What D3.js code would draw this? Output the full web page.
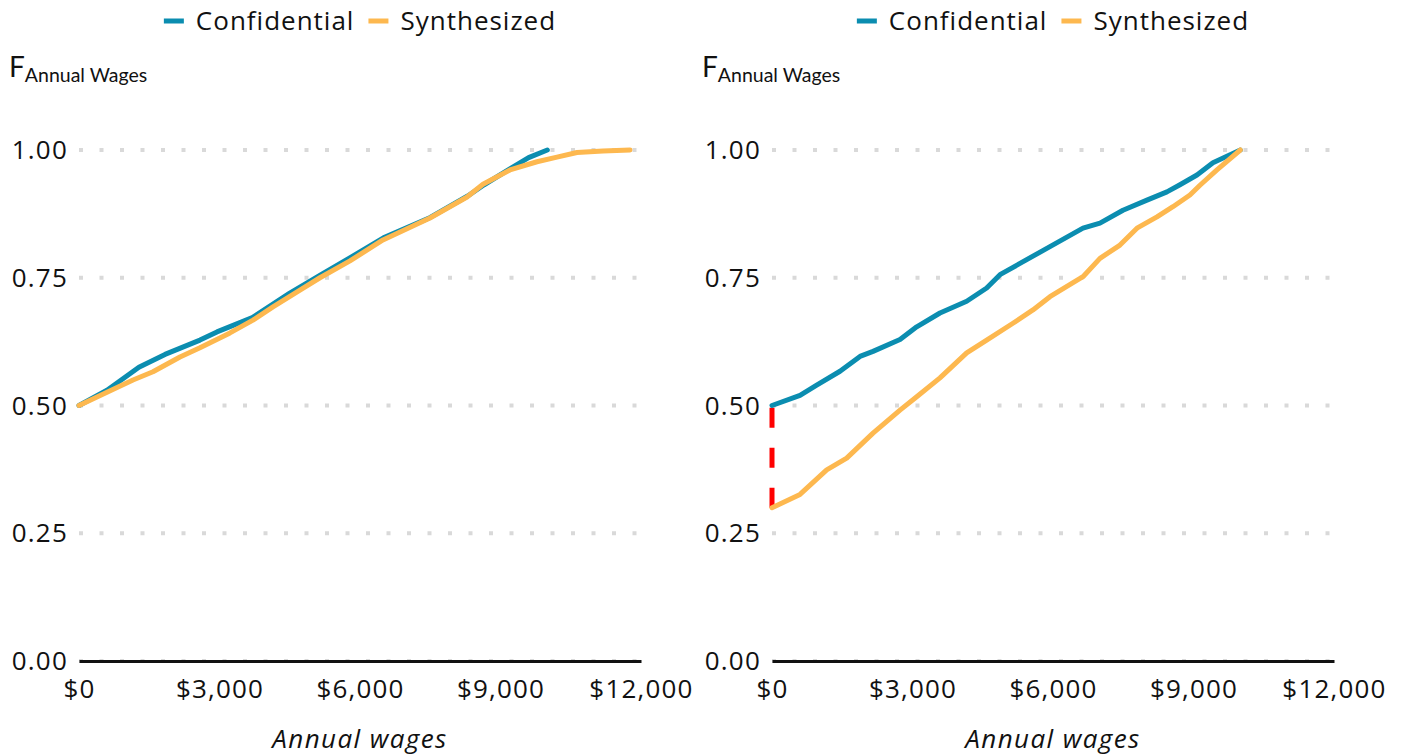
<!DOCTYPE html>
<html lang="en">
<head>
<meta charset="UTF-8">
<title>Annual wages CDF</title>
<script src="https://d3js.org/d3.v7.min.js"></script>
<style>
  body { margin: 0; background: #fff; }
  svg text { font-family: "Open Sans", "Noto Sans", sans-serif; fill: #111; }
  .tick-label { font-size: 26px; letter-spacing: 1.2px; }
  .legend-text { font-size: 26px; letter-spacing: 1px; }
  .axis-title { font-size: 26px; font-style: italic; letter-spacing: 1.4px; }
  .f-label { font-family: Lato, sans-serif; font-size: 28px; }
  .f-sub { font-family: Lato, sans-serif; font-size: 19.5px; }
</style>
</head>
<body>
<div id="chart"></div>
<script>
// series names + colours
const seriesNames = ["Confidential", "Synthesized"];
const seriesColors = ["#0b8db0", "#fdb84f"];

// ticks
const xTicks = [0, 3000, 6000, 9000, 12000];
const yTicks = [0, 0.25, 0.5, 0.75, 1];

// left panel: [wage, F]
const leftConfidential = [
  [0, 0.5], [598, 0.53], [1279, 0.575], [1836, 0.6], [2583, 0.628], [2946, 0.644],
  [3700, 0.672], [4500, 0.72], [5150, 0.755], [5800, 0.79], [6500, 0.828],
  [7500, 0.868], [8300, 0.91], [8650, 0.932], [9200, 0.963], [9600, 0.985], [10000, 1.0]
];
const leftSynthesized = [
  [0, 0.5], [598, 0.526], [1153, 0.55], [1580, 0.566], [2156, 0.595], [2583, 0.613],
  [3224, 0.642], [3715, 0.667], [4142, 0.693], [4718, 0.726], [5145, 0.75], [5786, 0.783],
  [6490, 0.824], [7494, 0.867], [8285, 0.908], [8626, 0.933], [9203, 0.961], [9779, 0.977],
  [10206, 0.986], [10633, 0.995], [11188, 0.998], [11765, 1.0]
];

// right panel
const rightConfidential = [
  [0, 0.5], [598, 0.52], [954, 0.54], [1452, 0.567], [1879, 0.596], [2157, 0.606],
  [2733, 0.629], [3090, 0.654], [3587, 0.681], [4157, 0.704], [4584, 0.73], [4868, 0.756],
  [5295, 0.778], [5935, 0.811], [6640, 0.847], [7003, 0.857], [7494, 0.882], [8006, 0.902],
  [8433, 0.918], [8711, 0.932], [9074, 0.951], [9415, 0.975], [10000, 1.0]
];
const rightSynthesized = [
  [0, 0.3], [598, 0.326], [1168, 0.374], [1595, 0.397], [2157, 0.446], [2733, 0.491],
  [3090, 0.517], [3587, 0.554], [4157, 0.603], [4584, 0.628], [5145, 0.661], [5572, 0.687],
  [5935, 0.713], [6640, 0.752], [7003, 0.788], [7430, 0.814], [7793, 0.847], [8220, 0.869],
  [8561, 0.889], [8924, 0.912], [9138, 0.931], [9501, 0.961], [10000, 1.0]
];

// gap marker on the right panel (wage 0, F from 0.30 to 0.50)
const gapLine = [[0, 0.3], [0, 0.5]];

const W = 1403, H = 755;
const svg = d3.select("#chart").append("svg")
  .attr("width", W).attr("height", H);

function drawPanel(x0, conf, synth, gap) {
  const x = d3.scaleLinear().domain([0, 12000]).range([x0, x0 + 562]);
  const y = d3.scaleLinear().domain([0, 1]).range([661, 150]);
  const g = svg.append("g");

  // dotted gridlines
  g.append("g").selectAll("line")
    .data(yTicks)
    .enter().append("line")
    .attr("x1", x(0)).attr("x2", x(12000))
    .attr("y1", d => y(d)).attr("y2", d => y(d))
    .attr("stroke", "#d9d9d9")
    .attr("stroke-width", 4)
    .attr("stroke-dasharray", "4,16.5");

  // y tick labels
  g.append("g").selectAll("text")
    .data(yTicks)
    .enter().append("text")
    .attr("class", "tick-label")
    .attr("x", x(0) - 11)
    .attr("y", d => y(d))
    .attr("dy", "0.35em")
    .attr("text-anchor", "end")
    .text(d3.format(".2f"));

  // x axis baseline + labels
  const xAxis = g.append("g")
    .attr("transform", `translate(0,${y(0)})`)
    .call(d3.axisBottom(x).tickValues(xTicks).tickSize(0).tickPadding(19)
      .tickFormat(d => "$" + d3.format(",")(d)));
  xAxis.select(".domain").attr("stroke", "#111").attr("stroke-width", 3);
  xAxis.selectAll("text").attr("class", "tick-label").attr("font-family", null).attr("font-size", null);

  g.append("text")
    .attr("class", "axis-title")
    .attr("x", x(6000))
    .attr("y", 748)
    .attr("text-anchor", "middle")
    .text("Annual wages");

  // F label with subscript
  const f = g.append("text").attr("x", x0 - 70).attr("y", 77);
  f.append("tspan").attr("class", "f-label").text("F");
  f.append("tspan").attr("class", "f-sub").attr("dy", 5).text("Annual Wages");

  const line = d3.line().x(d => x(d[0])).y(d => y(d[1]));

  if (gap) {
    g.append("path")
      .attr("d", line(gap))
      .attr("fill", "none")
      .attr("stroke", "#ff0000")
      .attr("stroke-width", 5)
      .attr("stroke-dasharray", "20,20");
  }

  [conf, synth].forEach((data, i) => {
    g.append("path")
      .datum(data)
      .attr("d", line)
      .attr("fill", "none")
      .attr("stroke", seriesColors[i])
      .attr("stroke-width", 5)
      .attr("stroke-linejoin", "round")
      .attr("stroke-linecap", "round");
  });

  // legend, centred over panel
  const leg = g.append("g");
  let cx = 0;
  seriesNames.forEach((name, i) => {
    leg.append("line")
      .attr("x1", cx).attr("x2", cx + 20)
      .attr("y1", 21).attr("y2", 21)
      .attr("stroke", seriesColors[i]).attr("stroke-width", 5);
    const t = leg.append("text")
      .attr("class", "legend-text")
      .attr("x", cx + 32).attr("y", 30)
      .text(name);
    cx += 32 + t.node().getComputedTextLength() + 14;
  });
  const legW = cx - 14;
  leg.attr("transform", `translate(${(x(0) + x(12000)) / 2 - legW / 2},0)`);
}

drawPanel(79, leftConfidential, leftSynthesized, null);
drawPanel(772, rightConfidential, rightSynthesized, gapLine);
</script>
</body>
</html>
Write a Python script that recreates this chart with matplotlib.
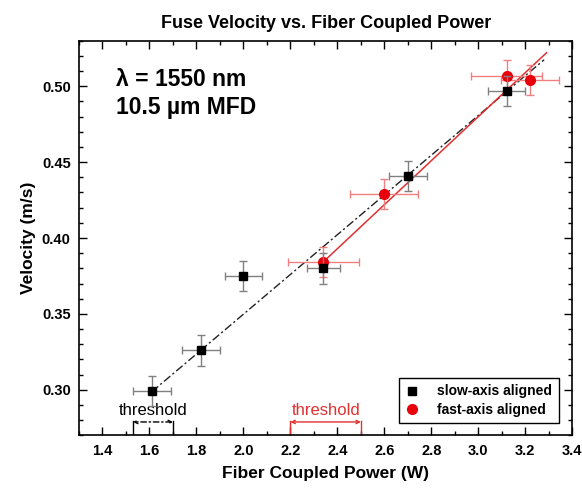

━━━━━━━━━━━━━━━━━━━━

The request: Set the data above down again exactly as given, with no pictures.

Correct answer:
What D3.js code would draw this? Output the full web page.
<!DOCTYPE html>
<html lang="en">
<head>
<meta charset="UTF-8">
<title>Annual wages CDF</title>
<script src="https://d3js.org/d3.v7.min.js"></script>
<style>
  body { margin: 0; background: #fff; }
  svg text { font-family: "Open Sans", "Noto Sans", sans-serif; fill: #111; }
  .tick-label { font-size: 26px; letter-spacing: 1.2px; }
  .legend-text { font-size: 26px; letter-spacing: 1px; }
  .axis-title { font-size: 26px; font-style: italic; letter-spacing: 1.4px; }
  .f-label { font-family: Lato, sans-serif; font-size: 28px; }
  .f-sub { font-family: Lato, sans-serif; font-size: 19.5px; }
</style>
</head>
<body>
<div id="chart"></div>
<script>
// series names + colours
const seriesNames = ["Confidential", "Synthesized"];
const seriesColors = ["#0b8db0", "#fdb84f"];

// ticks
const xTicks = [0, 3000, 6000, 9000, 12000];
const yTicks = [0, 0.25, 0.5, 0.75, 1];

// left panel: [wage, F]
const leftConfidential = [
  [0, 0.5], [598, 0.53], [1279, 0.575], [1836, 0.6], [2583, 0.628], [2946, 0.644],
  [3700, 0.672], [4500, 0.72], [5150, 0.755], [5800, 0.79], [6500, 0.828],
  [7500, 0.868], [8300, 0.91], [8650, 0.932], [9200, 0.963], [9600, 0.985], [10000, 1.0]
];
const leftSynthesized = [
  [0, 0.5], [598, 0.526], [1153, 0.55], [1580, 0.566], [2156, 0.595], [2583, 0.613],
  [3224, 0.642], [3715, 0.667], [4142, 0.693], [4718, 0.726], [5145, 0.75], [5786, 0.783],
  [6490, 0.824], [7494, 0.867], [8285, 0.908], [8626, 0.933], [9203, 0.961], [9779, 0.977],
  [10206, 0.986], [10633, 0.995], [11188, 0.998], [11765, 1.0]
];

// right panel
const rightConfidential = [
  [0, 0.5], [598, 0.52], [954, 0.54], [1452, 0.567], [1879, 0.596], [2157, 0.606],
  [2733, 0.629], [3090, 0.654], [3587, 0.681], [4157, 0.704], [4584, 0.73], [4868, 0.756],
  [5295, 0.778], [5935, 0.811], [6640, 0.847], [7003, 0.857], [7494, 0.882], [8006, 0.902],
  [8433, 0.918], [8711, 0.932], [9074, 0.951], [9415, 0.975], [10000, 1.0]
];
const rightSynthesized = [
  [0, 0.3], [598, 0.326], [1168, 0.374], [1595, 0.397], [2157, 0.446], [2733, 0.491],
  [3090, 0.517], [3587, 0.554], [4157, 0.603], [4584, 0.628], [5145, 0.661], [5572, 0.687],
  [5935, 0.713], [6640, 0.752], [7003, 0.788], [7430, 0.814], [7793, 0.847], [8220, 0.869],
  [8561, 0.889], [8924, 0.912], [9138, 0.931], [9501, 0.961], [10000, 1.0]
];

// gap marker on the right panel (wage 0, F from 0.30 to 0.50)
const gapLine = [[0, 0.3], [0, 0.5]];

const W = 1403, H = 755;
const svg = d3.select("#chart").append("svg")
  .attr("width", W).attr("height", H);

function drawPanel(x0, conf, synth, gap) {
  const x = d3.scaleLinear().domain([0, 12000]).range([x0, x0 + 562]);
  const y = d3.scaleLinear().domain([0, 1]).range([661, 150]);
  const g = svg.append("g");

  // dotted gridlines
  g.append("g").selectAll("line")
    .data(yTicks)
    .enter().append("line")
    .attr("x1", x(0)).attr("x2", x(12000))
    .attr("y1", d => y(d)).attr("y2", d => y(d))
    .attr("stroke", "#d9d9d9")
    .attr("stroke-width", 4)
    .attr("stroke-dasharray", "4,16.5");

  // y tick labels
  g.append("g").selectAll("text")
    .data(yTicks)
    .enter().append("text")
    .attr("class", "tick-label")
    .attr("x", x(0) - 11)
    .attr("y", d => y(d))
    .attr("dy", "0.35em")
    .attr("text-anchor", "end")
    .text(d3.format(".2f"));

  // x axis baseline + labels
  const xAxis = g.append("g")
    .attr("transform", `translate(0,${y(0)})`)
    .call(d3.axisBottom(x).tickValues(xTicks).tickSize(0).tickPadding(19)
      .tickFormat(d => "$" + d3.format(",")(d)));
  xAxis.select(".domain").attr("stroke", "#111").attr("stroke-width", 3);
  xAxis.selectAll("text").attr("class", "tick-label").attr("font-family", null).attr("font-size", null);

  g.append("text")
    .attr("class", "axis-title")
    .attr("x", x(6000))
    .attr("y", 748)
    .attr("text-anchor", "middle")
    .text("Annual wages");

  // F label with subscript
  const f = g.append("text").attr("x", x0 - 70).attr("y", 77);
  f.append("tspan").attr("class", "f-label").text("F");
  f.append("tspan").attr("class", "f-sub").attr("dy", 5).text("Annual Wages");

  const line = d3.line().x(d => x(d[0])).y(d => y(d[1]));

  if (gap) {
    g.append("path")
      .attr("d", line(gap))
      .attr("fill", "none")
      .attr("stroke", "#ff0000")
      .attr("stroke-width", 5)
      .attr("stroke-dasharray", "20,20");
  }

  [conf, synth].forEach((data, i) => {
    g.append("path")
      .datum(data)
      .attr("d", line)
      .attr("fill", "none")
      .attr("stroke", seriesColors[i])
      .attr("stroke-width", 5)
      .attr("stroke-linejoin", "round")
      .attr("stroke-linecap", "round");
  });

  // legend, centred over panel
  const leg = g.append("g");
  let cx = 0;
  seriesNames.forEach((name, i) => {
    leg.append("line")
      .attr("x1", cx).attr("x2", cx + 20)
      .attr("y1", 21).attr("y2", 21)
      .attr("stroke", seriesColors[i]).attr("stroke-width", 5);
    const t = leg.append("text")
      .attr("class", "legend-text")
      .attr("x", cx + 32).attr("y", 30)
      .text(name);
    cx += 32 + t.node().getComputedTextLength() + 14;
  });
  const legW = cx - 14;
  leg.attr("transform", `translate(${(x(0) + x(12000)) / 2 - legW / 2},0)`);
}

drawPanel(79, leftConfidential, leftSynthesized, null);
drawPanel(772, rightConfidential, rightSynthesized, gapLine);
</script>
</body>
</html>
Write a Python script that recreates this chart with matplotlib.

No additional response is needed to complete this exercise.